= Scales Wood =

Protected area in Cumbria, England

Scales Wood is a Site of Special Scientific Interest (SSSI) within Lake District National Park in Cumbria, England. It is located 900m southwest of the village of Buttermere, alongside the stream that flows between Crummock Water and Buttermere lake. This woodland is protected because of its outstanding diversity of moss and lichen species.

== Biology ==
Scales Wood is dominated by two tree species: birch and sessile oak. Much of the woodland floor is covered by moss species from the genera Polytrichum, Racomitrium and Thuidium.

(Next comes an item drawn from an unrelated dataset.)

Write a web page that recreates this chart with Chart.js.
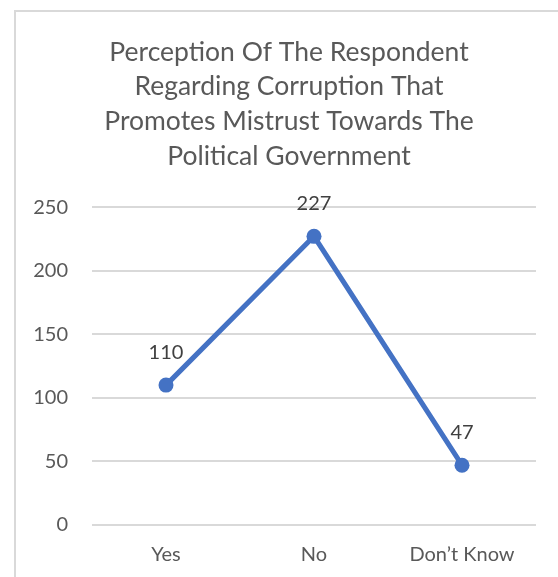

Grass species in these woodlands include sheep's fescue, wavy hair grass and sweet vernal-grass. Herbaceous species include bluebell, wood sorrel and heath bedstraw. Fern species include broad buckler-fern, male-fern, oak fern, polypody and Wilson's filmy-fern.

Liverwort species include Plagiochila spinulosa, Scapania gracilis, Bazzania trilobata. Lichen species include Parmelia saxatilis, Hypogymnia physodes, Sphaerophorus globosus and Baccidia affinis.

Lichens in Scales Wood SSSI have been surveyed by the Cumbria Lichen and Bryophyte group.

== Land ownership ==
Most of the land within Scales Wood SSSI is owned by the National Trust.